|
Posted by on May 2, 2004, 7:07 pm
If you were Registered and logged in, you could reply and use other advanced thread options On 2 May 2004 09:59:20 -0700, pinyinyang@yahoo.com (PinYinYang) wrote:
>This occured on Win XP Professional.
>
>Network Connections pops up a prompt literally about every 5 seconds
>saying "You [or a program] have requested information from
>---.---.---.---. Which connection to you want to use?"
>
>Each time the prompt appears, it is attempting to connect to a
>different IP address (I haven't seen the same one twice). Of course,
>I clicked cancel to each prompt. I started recording a list of the IP
>addresses shown, but I got bored after a few more than 100.
>
>I'll make the wild assumption that this computer has been compromised.
> I've found something called TEEKIDS.EXE running on the system and it
>looks (from a Google search) like this is some sort of worm.
>
>Now, this is happening on my parent's computer, and they don't use it
>for much more than Solitaire and downloading photos of my niece from a
>digi-cam, so I'm not too worried. But I would like to make this a
>learning experience so that I can know what to do in the future.

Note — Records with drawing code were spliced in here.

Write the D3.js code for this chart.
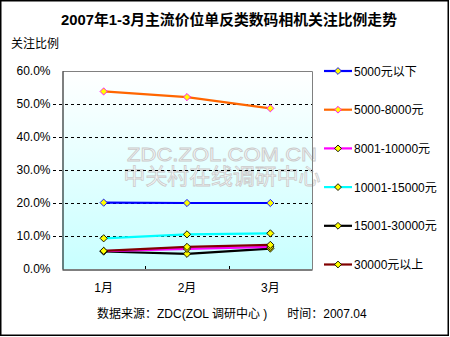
<!DOCTYPE html>
<html>
<head>
<meta charset="utf-8">
<script src="https://cdn.jsdelivr.net/npm/d3@7/dist/d3.min.js"></script>
<style>
  html, body { margin: 0; padding: 0; background: #fff; }
  svg { display: block; }
  text { font-family: "Liberation Sans", Arial, "Noto Sans CJK SC", sans-serif; }
</style>
</head>
<body>
<svg id="chart" width="450" height="337"></svg>
<script>
// Months on the category axis
const months = ["1月", "2月", "3月"];
// Attention share (%) per price band
const seriesNames = ["5000元以下", "5000-8000元", "8001-10000元", "10001-15000元", "15001-30000元", "30000元以上"];
const below5000 = [20.1, 20.0, 20.0];
const from5000to8000 = [53.8, 52.1, 48.7];
const from8001to10000 = [5.4, 6.1, 6.7];
const from10001to15000 = [9.3, 10.5, 10.8];
const from15001to30000 = [5.3, 4.6, 6.2];
const above30000 = [5.5, 6.7, 7.3];
const yTicks = [0, 10, 20, 30, 40, 50, 60];

const seriesValues = [below5000, from5000to8000, from8001to10000, from10001to15000, from15001to30000, above30000];
const lineColors = ["#0000ff", "#ff6600", "#ff00ff", "#00ffff", "#000000", "#800000"];
const markerStroke = ["#0000ff", "#ff00ff", "#000000", "#000000", "#000000", "#000000"];

const svg = d3.select("#chart");
const plot = { left: 62, right: 312, top: 71, bottom: 269 };

const x = d3.scaleBand().domain(months).range([plot.left, plot.right]);
const y = d3.scaleLinear().domain([0, 60]).range([plot.bottom, plot.top]);

// background gradient for the plot area
const defs = svg.append("defs");
const grad = defs.append("linearGradient").attr("id", "bg").attr("x1", 0).attr("y1", 0).attr("x2", 0).attr("y2", 1);
grad.append("stop").attr("offset", "0%").attr("stop-color", "#ffffff");
grad.append("stop").attr("offset", "100%").attr("stop-color", "#c8ffff");

svg.append("rect")
  .attr("x", plot.left).attr("y", plot.top)
  .attr("width", plot.right - plot.left).attr("height", plot.bottom - plot.top)
  .attr("fill", "url(#bg)");

// title
svg.append("text")
  .attr("x", 229).attr("y", 25)
  .attr("text-anchor", "middle")
  .attr("font-size", 14.5).attr("font-weight", "bold")
  .attr("font-family", "'Noto Sans CJK SC', sans-serif")
  .attr("textLength", 336).attr("lengthAdjust", "spacingAndGlyphs")
  .text("2007年1-3月主流价位单反类数码相机关注比例走势");

svg.append("text")
  .attr("x", 11).attr("y", 48)
  .attr("font-size", 12)
  .attr("font-family", "'Noto Sans CJK SC', sans-serif")
  .text("关注比例");

// watermark
const wm = svg.append("g").attr("pointer-events", "none");
[["ZDC.ZOL.COM.CN", 161, 19, 190, "'Liberation Sans', Arial, sans-serif"],
 ["中关村在线调研中心", 184, 22, 197, "'Noto Sans CJK SC', sans-serif"]].forEach(([t, by, fs, len, ff]) => {
  wm.append("text")
    .attr("x", 222).attr("y", by)
    .attr("text-anchor", "middle")
    .attr("font-size", fs).attr("font-family", ff)
    .attr("textLength", len).attr("lengthAdjust", "spacingAndGlyphs")
    .attr("fill", "#f8fafa").attr("stroke", "#cacaca").attr("stroke-width", 0.8)
    .text(t);
});

// gridlines
svg.append("g").selectAll("line")
  .data(yTicks.filter(v => v > 0 && v < 60))
  .join("line")
  .attr("x1", 53).attr("x2", plot.right)
  .attr("y1", d => Math.round(y(d)) + 0.5).attr("y2", d => Math.round(y(d)) + 0.5)
  .attr("stroke", "#000").attr("stroke-width", 1)
  .attr("stroke-dasharray", "3,3");

// frame: gray top/right, black left/bottom axes
svg.append("path")
  .attr("d", `M${plot.left + 0.5},${plot.top + 0.5}H${plot.right + 0.5}V${plot.bottom + 0.5}`)
  .attr("fill", "none").attr("stroke", "#808080");

// y axis
const yAxis = svg.append("g")
  .attr("transform", `translate(${plot.left + 0.5},0)`)
  .call(d3.axisLeft(y).tickValues(yTicks).tickSize(0).tickPadding(12).tickFormat(d => d.toFixed(1) + "%"));
yAxis.select(".domain").attr("stroke", "#000");
yAxis.selectAll("text").attr("font-size", 12).attr("font-family", "'Liberation Sans', Arial, sans-serif").attr("fill", "#000");

// x axis
const xAxis = svg.append("g")
  .attr("transform", `translate(0,${plot.bottom + 0.5})`)
  .call(d3.axisBottom(x).tickSize(0).tickPadding(14));
xAxis.select(".domain").attr("stroke", "#000");
xAxis.selectAll("text").attr("font-size", 12).attr("font-family", "'Noto Sans CJK SC', sans-serif").attr("fill", "#000");
// category boundary ticks pointing inward
svg.append("g").selectAll("line")
  .data(months.slice(1))
  .join("line")
  .attr("x1", d => Math.round(x(d)) + 0.5).attr("x2", d => Math.round(x(d)) + 0.5)
  .attr("y1", plot.bottom).attr("y2", plot.bottom - 3)
  .attr("stroke", "#000");

const cx = m => x(m) + x.bandwidth() / 2;
const line = d3.line().x((d, i) => cx(months[i])).y(d => y(d));
const diamond = s => `M0,${-s}L${s},0L0,${s}L${-s},0Z`;

// series lines, then markers on top
const order = [1, 0, 3, 4, 2, 5];
order.forEach(k => {
  svg.append("path")
    .datum(seriesValues[k])
    .attr("d", line)
    .attr("fill", "none")
    .attr("stroke", lineColors[k]).attr("stroke-width", 2.2);
});
order.forEach(k => {
  svg.append("g").selectAll("path")
    .data(seriesValues[k])
    .join("path")
    .attr("transform", (d, i) => `translate(${cx(months[i])},${y(d)})`)
    .attr("d", diamond(3.6))
    .attr("fill", "#ffff00")
    .attr("stroke", markerStroke[k]).attr("stroke-width", 0.9);
});

// legend
const legend = svg.append("g");
seriesNames.forEach((name, k) => {
  const ly = 71 + k * 38.7;
  const g = legend.append("g").attr("transform", `translate(0,${ly})`);
  g.append("line").attr("x1", 324).attr("x2", 352).attr("y1", 0).attr("y2", 0)
    .attr("stroke", lineColors[k]).attr("stroke-width", 2.2);
  g.append("path").attr("transform", "translate(338,0)").attr("d", diamond(3.4))
    .attr("fill", "#ffff00").attr("stroke", markerStroke[k]).attr("stroke-width", 0.9);
  g.append("text").attr("x", 354).attr("y", 4.5)
    .attr("font-size", 12)
    .attr("font-family", "'Liberation Sans', Arial, 'Noto Sans CJK SC', sans-serif")
    .text(name);
});

// footer
svg.append("text")
  .attr("x", 97).attr("y", 318)
  .attr("font-size", 12)
  .attr("font-family", "'Liberation Sans', Arial, 'Noto Sans CJK SC', sans-serif")
  .attr("xml:space", "preserve")
  .text("数据来源：ZDC(ZOL 调研中心 )      时间：2007.04");

// outer border
svg.append("rect")
  .attr("x", 0.75).attr("y", 0.75).attr("width", 447.5).attr("height", 334.5)
  .attr("fill", "none").attr("stroke", "#000").attr("stroke-width", 1.5);
</script>
</body>
</html>
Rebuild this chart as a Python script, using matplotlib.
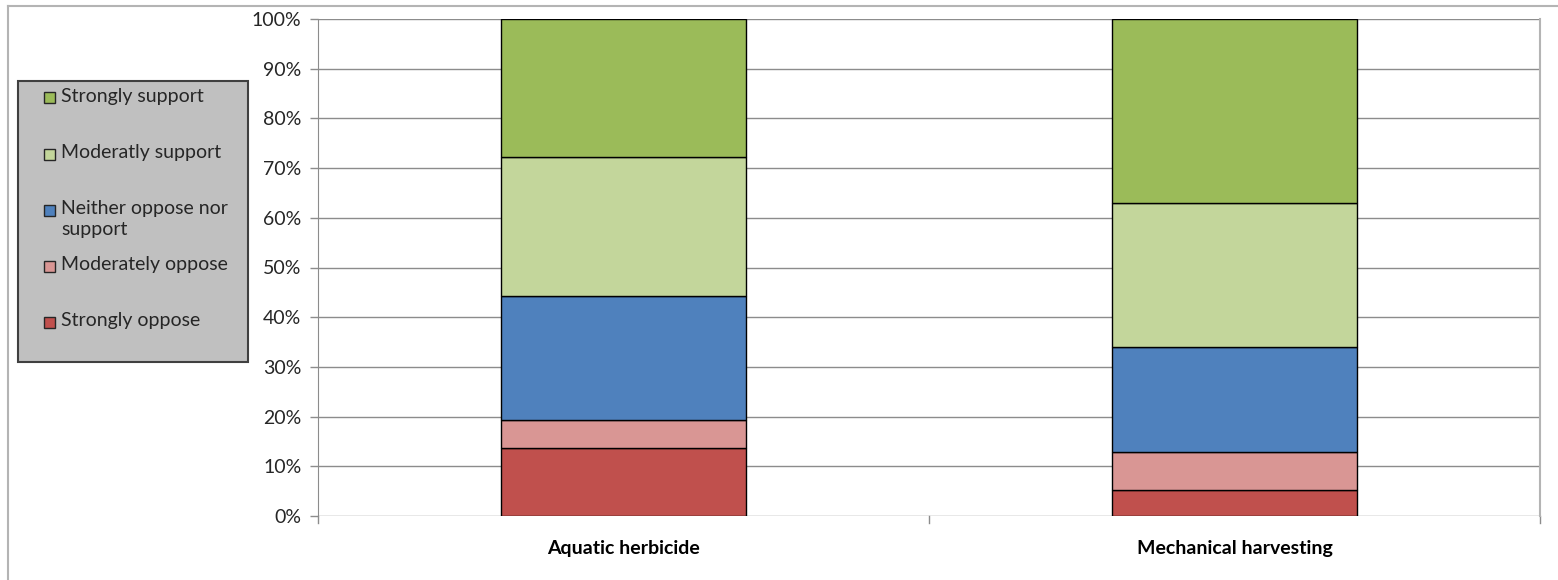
import matplotlib
matplotlib.use("Agg")
import matplotlib.pyplot as plt
from matplotlib.patches import Rectangle
from matplotlib.lines import Line2D
from matplotlib.ticker import FixedLocator, FuncFormatter

# Survey responses (% of respondents) for each management option
categories = ["Aquatic herbicide", "Mechanical harvesting"]
strongly_oppose = [13.7, 5.2]
moderately_oppose = [5.6, 7.7]
neither = [25.0, 21.2]
moderately_support = [27.9, 28.9]
strongly_support = [27.8, 37.0]

series_labels = ["Strongly oppose", "Moderately oppose",
                 "Neither oppose nor\nsupport", "Moderatly support",
                 "Strongly support"]
series_colors = ["#C0504D", "#D99694", "#4F81BD", "#C3D69B", "#9BBB59"]
y_ticks = [0, 10, 20, 30, 40, 50, 60, 70, 80, 90, 100]

plt.rcParams["font.family"] = ["Lato", "DejaVu Sans"]

W, H = 1558, 580
fig = plt.figure(figsize=(W / 100, H / 100), dpi=100)
fig.patch.set_facecolor("white")

# outer chart frame (top and left edges)
fig.add_artist(Line2D([7.5 / W, 1], [1 - 6 / H, 1 - 6 / H], color="#B4B4B4",
                      lw=1.5, transform=fig.transFigure))
fig.add_artist(Line2D([7.5 / W, 7.5 / W], [0, 1 - 6 / H], color="#B4B4B4",
                      lw=1.5, transform=fig.transFigure))

ax = fig.add_axes([318 / W, 1 - 516 / H, (1540 - 318) / W, (516 - 19) / H])

series = [strongly_oppose, moderately_oppose, neither,
          moderately_support, strongly_support]
x = list(range(len(categories)))
bottom = [0.0] * len(categories)
containers = []
for vals, lab, col in zip(series, series_labels, series_colors):
    bc = ax.bar(x, vals, width=0.4, bottom=bottom, color=col,
                edgecolor="black", linewidth=1.0, label=lab, zorder=3)
    containers.append(bc)
    bottom = [b + v for b, v in zip(bottom, vals)]

ax.set_xlim(-0.5, len(categories) - 0.5)
ax.set_ylim(0, 100)
ax.yaxis.set_major_locator(FixedLocator(y_ticks))
ax.yaxis.set_major_formatter(FuncFormatter(lambda v, p: f"{int(v)}%"))
ax.yaxis.grid(True, color="#8C8C8C", lw=1.0, zorder=0)
ax.set_axisbelow(True)

ax.set_xticks(x)
ax.set_xticklabels(categories, fontweight="bold", fontsize=14)
ax.tick_params(axis="x", length=0, pad=17, colors="#000000")
# category separator tick marks
for xb in [-0.5, 0.5, 1.5]:
    ax.plot([xb, xb], [0, -1.4], color="#8C8C8C", lw=1.0, clip_on=False,
            zorder=2)

ax.tick_params(axis="y", length=6, width=1.0, color="#8C8C8C",
               labelsize=14, pad=6, labelcolor="#262626")

for side in ["top", "bottom"]:
    ax.spines[side].set_visible(False)
ax.spines["left"].set_color("#8C8C8C")
ax.spines["right"].set_color("#B4B4B4")
ax.spines["right"].set_linewidth(1.5)

# legend panel
lx0, ly0, lx1, ly1 = 18, 81, 248, 362
fig.add_artist(Rectangle((lx0 / W, 1 - ly1 / H), (lx1 - lx0) / W,
                         (ly1 - ly0) / H, facecolor="#C0C0C0",
                         edgecolor="#404040", lw=1.5,
                         transform=fig.transFigure))
entry_y = [98, 154, 210, 266, 322]
for i, bc in enumerate(reversed(containers)):
    yy = entry_y[i]
    face = bc.patches[0].get_facecolor()
    fig.add_artist(Rectangle((44 / W, 1 - (yy + 5.5) / H), 11 / W, 11 / H,
                             facecolor=face, edgecolor="#262626", lw=1.0,
                             transform=fig.transFigure))
    label = bc.get_label()
    fig.text(61 / W, 1 - (yy - 10) / H, label, ha="left", va="top",
             fontsize=14, color="#262626", linespacing=1.25)

fig.savefig("out.png", dpi=100, facecolor="white")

>Nonetheless, please pray for me that nobody does anything malicious
>with photos of my niece or my parent's Solitaire scores!
>
>From this I have two questions:
>
>(1) Can anyone tell me what is happening on this computer? Is this
>list of IP addresses pointing to other infected machines? Or is it
>trying randomly to find other machines to infect?
Yes, it's trying to infect othre computers.
>(2) Is there anything -helpful- that I can do with the list of IP
>addresses that I've written down? If they are infected machines, for
>example, is there any way to alert those machine owners?
Not really.
>I think I'm going to just wipe their machine clean and re-install the
>OS from scratch, so you don't (necessarily) have to try to help me
>with that kind of advice. Maybe I can even convince them that
>Solitaire can be played on Linux too. ;)
Definitely nuke the machine. Depending on the OS you finally decide
on, make sure it's got antivirus configured to automatically update,
all the OS patches are installed, and that the firewall is setup.